Individualism and the Clan
Our Germanic world view puts unity ahead of all else. Individuality has no context outside that of the clan. The power of o is orderly and harmonious; it follows r (the right path). It is here where peace and freedom reign. Our ancestors compared “the group of kinsmen to a fence, Stave by Stave, enclosing a sacred ground. When one is struck down, there is a breach in the clan, and the ground lies open to be trampled on.” This is Frith, and to be removed from that enclosure, to be deprived of human context is to be obliterated. Worse than death one becomes a Niðing.
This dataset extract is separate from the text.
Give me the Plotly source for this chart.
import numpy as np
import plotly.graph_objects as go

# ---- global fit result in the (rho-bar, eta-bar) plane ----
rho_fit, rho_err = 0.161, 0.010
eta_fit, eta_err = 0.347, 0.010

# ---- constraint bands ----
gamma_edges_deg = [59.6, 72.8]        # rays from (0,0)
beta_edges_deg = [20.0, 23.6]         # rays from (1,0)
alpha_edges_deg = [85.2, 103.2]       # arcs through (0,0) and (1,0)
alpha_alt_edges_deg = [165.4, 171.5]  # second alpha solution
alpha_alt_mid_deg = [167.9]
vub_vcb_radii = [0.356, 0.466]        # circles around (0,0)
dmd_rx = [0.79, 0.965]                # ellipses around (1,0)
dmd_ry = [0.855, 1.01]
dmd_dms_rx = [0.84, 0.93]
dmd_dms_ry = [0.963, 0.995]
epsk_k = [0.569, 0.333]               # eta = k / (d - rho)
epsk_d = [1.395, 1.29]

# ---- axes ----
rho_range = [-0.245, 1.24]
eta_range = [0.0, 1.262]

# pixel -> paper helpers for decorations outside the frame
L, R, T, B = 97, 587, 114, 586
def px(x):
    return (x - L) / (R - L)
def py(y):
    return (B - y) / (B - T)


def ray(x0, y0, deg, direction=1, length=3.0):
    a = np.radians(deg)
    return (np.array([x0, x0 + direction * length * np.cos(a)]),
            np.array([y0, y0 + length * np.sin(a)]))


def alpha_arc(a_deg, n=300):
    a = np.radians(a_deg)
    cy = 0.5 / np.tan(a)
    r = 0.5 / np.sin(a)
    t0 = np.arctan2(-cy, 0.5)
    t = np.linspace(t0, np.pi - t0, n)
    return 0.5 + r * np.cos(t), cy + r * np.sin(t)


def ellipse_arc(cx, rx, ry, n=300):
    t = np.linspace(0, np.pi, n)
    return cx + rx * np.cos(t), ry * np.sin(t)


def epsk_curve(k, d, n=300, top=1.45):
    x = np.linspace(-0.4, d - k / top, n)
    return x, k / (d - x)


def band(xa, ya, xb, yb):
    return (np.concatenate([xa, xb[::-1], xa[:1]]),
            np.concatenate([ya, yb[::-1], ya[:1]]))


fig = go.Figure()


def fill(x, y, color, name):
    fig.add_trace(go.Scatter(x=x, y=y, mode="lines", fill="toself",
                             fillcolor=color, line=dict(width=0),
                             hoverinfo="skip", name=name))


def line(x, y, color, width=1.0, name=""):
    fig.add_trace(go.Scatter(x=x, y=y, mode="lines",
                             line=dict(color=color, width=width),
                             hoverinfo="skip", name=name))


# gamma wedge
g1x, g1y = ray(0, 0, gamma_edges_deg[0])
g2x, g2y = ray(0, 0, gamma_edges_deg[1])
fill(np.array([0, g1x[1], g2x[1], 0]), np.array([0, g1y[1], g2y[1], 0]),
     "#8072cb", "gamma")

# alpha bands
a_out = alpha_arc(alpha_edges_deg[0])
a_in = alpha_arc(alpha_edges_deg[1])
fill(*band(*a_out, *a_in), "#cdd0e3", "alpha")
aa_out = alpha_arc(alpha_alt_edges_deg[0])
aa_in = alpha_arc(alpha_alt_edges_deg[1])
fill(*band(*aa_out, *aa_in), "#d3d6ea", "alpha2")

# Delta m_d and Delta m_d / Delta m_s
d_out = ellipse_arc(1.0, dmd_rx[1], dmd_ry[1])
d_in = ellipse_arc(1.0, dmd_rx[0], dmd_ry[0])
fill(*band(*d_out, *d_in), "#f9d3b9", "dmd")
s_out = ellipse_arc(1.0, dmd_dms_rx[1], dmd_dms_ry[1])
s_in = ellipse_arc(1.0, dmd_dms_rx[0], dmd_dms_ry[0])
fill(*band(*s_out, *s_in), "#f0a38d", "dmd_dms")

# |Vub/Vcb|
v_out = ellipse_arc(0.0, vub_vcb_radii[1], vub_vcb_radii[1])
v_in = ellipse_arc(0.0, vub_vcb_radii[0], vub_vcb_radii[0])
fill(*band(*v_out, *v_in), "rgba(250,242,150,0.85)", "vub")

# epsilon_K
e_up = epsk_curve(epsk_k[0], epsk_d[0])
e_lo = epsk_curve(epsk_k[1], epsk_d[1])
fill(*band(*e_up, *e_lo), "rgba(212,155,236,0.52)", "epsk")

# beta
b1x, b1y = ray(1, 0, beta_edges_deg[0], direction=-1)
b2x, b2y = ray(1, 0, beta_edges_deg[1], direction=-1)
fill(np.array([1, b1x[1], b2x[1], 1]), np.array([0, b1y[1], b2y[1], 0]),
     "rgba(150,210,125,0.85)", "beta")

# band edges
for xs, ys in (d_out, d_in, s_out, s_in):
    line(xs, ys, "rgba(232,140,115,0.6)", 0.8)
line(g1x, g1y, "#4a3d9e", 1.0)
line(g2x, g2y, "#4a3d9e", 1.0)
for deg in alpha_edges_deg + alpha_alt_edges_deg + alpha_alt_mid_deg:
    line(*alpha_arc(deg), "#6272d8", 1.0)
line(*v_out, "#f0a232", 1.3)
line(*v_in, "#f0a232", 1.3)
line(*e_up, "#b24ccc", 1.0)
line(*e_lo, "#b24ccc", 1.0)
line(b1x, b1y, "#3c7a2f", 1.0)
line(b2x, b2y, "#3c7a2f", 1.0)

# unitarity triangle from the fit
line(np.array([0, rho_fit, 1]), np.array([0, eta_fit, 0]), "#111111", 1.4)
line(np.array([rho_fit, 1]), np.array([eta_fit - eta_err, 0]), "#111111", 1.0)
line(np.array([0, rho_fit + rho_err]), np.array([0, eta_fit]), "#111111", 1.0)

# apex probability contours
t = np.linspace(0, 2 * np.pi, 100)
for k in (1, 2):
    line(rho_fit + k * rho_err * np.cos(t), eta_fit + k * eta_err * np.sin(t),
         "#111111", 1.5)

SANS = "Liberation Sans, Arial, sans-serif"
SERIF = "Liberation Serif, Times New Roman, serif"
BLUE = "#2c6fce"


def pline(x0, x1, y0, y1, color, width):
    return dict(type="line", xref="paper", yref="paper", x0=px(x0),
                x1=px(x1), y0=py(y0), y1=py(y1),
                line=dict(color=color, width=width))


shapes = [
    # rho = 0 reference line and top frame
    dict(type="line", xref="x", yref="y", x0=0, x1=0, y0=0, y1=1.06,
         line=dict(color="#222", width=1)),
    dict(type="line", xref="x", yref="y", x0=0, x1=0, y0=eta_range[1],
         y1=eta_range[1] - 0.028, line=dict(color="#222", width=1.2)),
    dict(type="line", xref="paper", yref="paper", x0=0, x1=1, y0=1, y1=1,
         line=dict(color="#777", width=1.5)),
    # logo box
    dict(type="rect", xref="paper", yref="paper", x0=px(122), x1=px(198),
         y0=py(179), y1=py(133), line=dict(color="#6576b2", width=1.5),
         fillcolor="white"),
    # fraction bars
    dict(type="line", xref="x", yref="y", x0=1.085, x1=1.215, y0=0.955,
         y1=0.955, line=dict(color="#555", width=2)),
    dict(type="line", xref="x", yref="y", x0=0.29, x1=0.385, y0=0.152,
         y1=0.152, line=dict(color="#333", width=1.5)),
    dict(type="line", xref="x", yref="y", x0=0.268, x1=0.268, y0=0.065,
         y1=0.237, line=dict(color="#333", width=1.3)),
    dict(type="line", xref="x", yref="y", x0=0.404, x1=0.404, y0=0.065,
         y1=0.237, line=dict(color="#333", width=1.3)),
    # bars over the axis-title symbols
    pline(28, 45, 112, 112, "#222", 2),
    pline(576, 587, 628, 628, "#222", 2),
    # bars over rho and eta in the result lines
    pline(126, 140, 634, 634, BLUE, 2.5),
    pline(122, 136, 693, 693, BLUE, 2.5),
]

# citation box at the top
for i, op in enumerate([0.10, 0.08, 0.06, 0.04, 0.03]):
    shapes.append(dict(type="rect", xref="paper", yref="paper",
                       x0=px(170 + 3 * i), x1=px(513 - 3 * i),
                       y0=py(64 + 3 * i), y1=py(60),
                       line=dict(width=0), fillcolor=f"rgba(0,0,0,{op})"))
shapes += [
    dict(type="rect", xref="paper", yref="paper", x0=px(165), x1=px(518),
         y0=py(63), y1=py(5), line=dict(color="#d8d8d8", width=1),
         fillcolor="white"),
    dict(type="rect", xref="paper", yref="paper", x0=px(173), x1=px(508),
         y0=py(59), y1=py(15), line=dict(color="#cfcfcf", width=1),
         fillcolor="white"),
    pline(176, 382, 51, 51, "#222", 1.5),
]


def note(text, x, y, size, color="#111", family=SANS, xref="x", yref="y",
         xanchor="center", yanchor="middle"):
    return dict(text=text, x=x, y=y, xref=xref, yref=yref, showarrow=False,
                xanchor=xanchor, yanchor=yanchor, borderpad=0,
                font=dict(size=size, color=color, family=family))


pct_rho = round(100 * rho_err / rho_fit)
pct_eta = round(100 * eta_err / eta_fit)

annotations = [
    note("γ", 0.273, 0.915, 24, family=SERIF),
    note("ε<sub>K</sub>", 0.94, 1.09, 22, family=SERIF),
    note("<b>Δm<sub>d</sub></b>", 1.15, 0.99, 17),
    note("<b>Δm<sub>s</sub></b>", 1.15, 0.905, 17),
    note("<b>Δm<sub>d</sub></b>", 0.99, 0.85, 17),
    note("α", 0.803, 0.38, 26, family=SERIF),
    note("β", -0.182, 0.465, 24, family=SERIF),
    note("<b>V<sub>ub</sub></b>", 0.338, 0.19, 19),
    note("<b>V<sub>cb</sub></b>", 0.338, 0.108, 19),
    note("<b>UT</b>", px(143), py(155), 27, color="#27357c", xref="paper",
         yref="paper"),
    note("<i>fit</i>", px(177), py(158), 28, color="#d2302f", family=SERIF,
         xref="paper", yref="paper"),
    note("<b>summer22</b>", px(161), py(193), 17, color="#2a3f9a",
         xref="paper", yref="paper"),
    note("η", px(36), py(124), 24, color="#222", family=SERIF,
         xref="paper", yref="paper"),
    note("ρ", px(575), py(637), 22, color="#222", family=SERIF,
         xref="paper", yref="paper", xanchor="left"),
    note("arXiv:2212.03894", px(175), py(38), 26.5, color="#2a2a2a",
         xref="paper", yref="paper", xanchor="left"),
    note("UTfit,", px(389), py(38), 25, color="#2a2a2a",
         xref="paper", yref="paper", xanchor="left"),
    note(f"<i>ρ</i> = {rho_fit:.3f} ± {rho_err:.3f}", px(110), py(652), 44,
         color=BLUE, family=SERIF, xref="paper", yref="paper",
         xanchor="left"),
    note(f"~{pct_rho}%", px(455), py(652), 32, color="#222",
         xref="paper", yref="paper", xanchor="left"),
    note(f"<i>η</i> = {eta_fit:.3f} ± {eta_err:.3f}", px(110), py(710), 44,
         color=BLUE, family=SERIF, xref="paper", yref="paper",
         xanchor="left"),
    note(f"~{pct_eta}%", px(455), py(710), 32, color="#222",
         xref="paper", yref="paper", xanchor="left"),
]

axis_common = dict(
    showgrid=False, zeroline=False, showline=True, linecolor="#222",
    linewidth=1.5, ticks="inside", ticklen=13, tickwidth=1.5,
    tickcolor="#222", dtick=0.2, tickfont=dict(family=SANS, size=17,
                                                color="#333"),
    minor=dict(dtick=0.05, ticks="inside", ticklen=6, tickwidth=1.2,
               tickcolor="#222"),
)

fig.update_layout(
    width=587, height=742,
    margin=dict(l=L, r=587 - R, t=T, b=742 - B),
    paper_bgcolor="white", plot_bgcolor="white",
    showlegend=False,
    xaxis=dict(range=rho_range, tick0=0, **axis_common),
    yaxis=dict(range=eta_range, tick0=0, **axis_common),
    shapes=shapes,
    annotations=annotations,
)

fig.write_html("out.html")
If personal sympathies and antipathies can never stand up to the authority of Frith, how did this ideal of individualism come to take such a grip on our Folk? Particularly in America, where it was even further aggrandized to a “rugged individualism”. What causes someone to want to distance themselves from their people, their clan, or even their immediate family in extreme cases?
Well, we know the sacral locus of most Folk-religions is the Folk community itself. The sacrality of the community is expressed in rituals celebrating the relationship with their own gods and “promote a strong sense of in-group identification and loyalty.” In contrast universal religions have the salvation of the individual as the sacral locus. Gilbert Murray states “It is an atmosphere in which the aim of the good man is not so much to live justly, to help the society to which he belongs and enjoy the esteem of his fellow creatures; but rather, a means of a burning faith, by contempt for the world and its standards, by ecstasy, suffering and martyrdom, to be granted pardon for his unspeakable unworthiness.”
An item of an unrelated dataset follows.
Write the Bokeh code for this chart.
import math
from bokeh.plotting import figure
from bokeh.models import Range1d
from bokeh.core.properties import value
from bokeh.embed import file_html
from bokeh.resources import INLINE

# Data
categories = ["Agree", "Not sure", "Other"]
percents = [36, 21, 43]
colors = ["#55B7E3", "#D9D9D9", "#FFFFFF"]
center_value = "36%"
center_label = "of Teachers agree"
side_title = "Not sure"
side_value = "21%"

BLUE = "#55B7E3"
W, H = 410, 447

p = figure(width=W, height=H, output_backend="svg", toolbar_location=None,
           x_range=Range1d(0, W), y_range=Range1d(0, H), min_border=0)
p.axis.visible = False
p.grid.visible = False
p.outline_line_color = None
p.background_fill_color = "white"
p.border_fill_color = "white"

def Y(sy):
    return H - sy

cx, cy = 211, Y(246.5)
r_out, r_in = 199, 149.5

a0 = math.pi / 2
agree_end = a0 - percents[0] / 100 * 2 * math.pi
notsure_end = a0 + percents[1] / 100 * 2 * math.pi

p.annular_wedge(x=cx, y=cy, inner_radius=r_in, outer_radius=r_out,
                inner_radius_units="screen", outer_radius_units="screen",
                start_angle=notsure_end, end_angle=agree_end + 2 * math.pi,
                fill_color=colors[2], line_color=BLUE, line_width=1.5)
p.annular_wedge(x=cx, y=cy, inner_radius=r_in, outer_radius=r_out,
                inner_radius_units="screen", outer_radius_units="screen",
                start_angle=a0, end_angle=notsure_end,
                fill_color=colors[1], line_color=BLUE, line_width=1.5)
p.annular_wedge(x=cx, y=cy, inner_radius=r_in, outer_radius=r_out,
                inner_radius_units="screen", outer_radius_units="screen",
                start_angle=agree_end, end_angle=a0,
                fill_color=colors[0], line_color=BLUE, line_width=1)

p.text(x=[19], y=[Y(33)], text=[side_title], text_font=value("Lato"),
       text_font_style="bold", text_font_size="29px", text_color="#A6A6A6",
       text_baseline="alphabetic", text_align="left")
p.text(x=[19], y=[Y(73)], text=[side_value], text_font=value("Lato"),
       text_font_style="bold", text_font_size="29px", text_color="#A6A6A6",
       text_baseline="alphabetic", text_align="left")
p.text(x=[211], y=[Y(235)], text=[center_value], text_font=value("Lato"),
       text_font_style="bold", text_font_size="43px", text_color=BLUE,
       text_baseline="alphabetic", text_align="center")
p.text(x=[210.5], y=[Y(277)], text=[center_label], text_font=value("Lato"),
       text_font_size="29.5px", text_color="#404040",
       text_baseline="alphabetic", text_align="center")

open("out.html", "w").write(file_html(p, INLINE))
The Chinese experienced this in the third century when instead of the Confucian ideals of preservation of the body and perpetuation of the family, many turned to Buddhism with its celibacy and ritual acts of body mortification, albeit with much less impact.
People in individualist cultures are less aware of Innangard / Utangard boundaries. They show little emotional commitment or loyalty to the Innangard and do not hold a sense of common Wyrd with other members.
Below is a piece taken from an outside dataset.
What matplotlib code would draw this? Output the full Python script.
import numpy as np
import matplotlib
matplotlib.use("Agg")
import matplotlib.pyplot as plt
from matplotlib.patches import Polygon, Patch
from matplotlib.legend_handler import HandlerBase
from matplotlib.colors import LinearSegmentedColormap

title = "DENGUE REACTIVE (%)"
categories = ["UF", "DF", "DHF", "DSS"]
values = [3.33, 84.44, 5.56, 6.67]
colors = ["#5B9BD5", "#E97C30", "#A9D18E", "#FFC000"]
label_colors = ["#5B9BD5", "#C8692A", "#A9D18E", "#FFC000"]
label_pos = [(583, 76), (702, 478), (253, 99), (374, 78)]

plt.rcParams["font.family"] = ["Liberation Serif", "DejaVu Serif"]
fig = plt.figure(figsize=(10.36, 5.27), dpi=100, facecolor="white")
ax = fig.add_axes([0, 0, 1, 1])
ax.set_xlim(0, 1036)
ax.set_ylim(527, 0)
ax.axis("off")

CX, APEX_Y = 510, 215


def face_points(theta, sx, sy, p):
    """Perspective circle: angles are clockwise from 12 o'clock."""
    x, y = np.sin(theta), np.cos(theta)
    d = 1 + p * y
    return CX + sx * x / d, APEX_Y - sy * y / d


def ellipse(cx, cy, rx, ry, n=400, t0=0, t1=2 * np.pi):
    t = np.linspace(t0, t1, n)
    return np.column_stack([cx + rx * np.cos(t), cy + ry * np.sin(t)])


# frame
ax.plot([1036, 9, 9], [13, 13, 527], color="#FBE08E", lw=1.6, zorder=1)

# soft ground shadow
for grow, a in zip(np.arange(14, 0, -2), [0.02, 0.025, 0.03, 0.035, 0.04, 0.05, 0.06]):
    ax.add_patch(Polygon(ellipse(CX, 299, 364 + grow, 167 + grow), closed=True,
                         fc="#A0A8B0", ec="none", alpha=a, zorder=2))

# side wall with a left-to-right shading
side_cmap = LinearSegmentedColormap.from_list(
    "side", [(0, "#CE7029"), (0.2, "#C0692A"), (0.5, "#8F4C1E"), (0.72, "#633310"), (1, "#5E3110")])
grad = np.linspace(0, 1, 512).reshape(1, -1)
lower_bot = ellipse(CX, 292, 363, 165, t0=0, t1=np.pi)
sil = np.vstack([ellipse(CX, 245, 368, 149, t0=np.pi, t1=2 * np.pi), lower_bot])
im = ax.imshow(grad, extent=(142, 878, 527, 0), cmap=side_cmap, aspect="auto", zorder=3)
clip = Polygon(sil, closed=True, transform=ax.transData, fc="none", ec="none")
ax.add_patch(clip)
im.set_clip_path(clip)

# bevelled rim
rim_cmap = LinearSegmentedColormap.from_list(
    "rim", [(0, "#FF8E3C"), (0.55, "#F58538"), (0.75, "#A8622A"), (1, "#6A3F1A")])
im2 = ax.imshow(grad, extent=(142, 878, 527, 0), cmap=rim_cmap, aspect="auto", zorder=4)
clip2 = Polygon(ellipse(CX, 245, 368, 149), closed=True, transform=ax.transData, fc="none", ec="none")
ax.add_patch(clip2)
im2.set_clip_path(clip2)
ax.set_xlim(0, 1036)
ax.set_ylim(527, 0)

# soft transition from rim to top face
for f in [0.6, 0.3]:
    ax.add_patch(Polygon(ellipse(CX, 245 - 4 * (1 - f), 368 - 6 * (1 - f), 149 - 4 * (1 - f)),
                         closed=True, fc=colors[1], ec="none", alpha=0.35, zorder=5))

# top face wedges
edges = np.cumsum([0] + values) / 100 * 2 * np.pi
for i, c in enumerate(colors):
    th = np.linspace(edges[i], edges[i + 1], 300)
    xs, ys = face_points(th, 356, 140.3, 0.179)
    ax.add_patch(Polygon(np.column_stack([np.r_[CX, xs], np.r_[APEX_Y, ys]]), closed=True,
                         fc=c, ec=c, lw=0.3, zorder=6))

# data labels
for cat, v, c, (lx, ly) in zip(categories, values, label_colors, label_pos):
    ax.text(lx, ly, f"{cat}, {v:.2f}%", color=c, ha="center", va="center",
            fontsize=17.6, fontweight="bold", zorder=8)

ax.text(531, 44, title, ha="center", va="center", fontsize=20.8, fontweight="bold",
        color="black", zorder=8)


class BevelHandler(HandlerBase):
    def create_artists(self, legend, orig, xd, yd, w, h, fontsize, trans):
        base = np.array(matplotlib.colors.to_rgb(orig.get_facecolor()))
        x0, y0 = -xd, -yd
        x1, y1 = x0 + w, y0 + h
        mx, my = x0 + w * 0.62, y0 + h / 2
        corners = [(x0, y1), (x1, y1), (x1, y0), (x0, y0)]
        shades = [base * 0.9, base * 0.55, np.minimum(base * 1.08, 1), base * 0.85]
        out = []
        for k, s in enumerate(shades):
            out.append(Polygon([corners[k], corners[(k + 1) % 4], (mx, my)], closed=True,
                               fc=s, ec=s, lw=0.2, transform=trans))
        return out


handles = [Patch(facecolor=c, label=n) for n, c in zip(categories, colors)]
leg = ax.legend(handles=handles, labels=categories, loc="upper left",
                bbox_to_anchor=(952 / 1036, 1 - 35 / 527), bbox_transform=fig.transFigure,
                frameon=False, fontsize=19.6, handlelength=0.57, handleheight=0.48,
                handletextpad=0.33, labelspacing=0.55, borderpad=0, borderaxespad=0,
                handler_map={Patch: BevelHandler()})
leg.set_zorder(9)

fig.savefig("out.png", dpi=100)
But this atomized existence is not in harmony with the cosmos (Xartus). Our Folk-Soul aches for those connections to be re-established. The dissonance of not living in harmony with the natural order or primal laws harms our Folk in various ways. Like a missing limb we experience that phantom pain. We have been taught independence is the goal to strive for, but interdependence is the ultimate goal. One moves from being wholly dependent as a child, to being independent, to reach our full potential though we must let go of that independence and become interdependent with the clan. g is the rune of sacrifice (making sacred). This is the mystery of the interdependence not just between men, but between the gods and men.
Of all the baggage those of us raised Christian carry, this hyper-individualism is the most detrimental and hardest to shake. Some may even mistakenly come to Asatru for their individual bona fides (being Asatru to distance oneself from Christianity is not pious) and will either embrace the natural order of tribe over the individual, as is our folkway, or they will withdraw to their solitary practices, free of the obligations required by Frith. Individualism is the easy path, but it is not the right path. Freed from that limitation of individualism they grow stronger and make our folk stronger as a whole.
This is the deeper value of our motto “Asatru is about roots, it’s about connections, it’s about coming home.” Only within that fence of Frith do we find the freedom to become who we capable of being. It is here where the divine speaks the loudest to us, it reverberates off our members and is amplified in a way that is impossible for the individual. It requires sacrifice of the individual as exemplified by the All-Father. Óðinn did not sacrifice himself to himself to gain the knowledge of the runes for himself, he did it for the Æsir that they could bring order to the cosmos for the benefit of the descendants of Ask and Embla.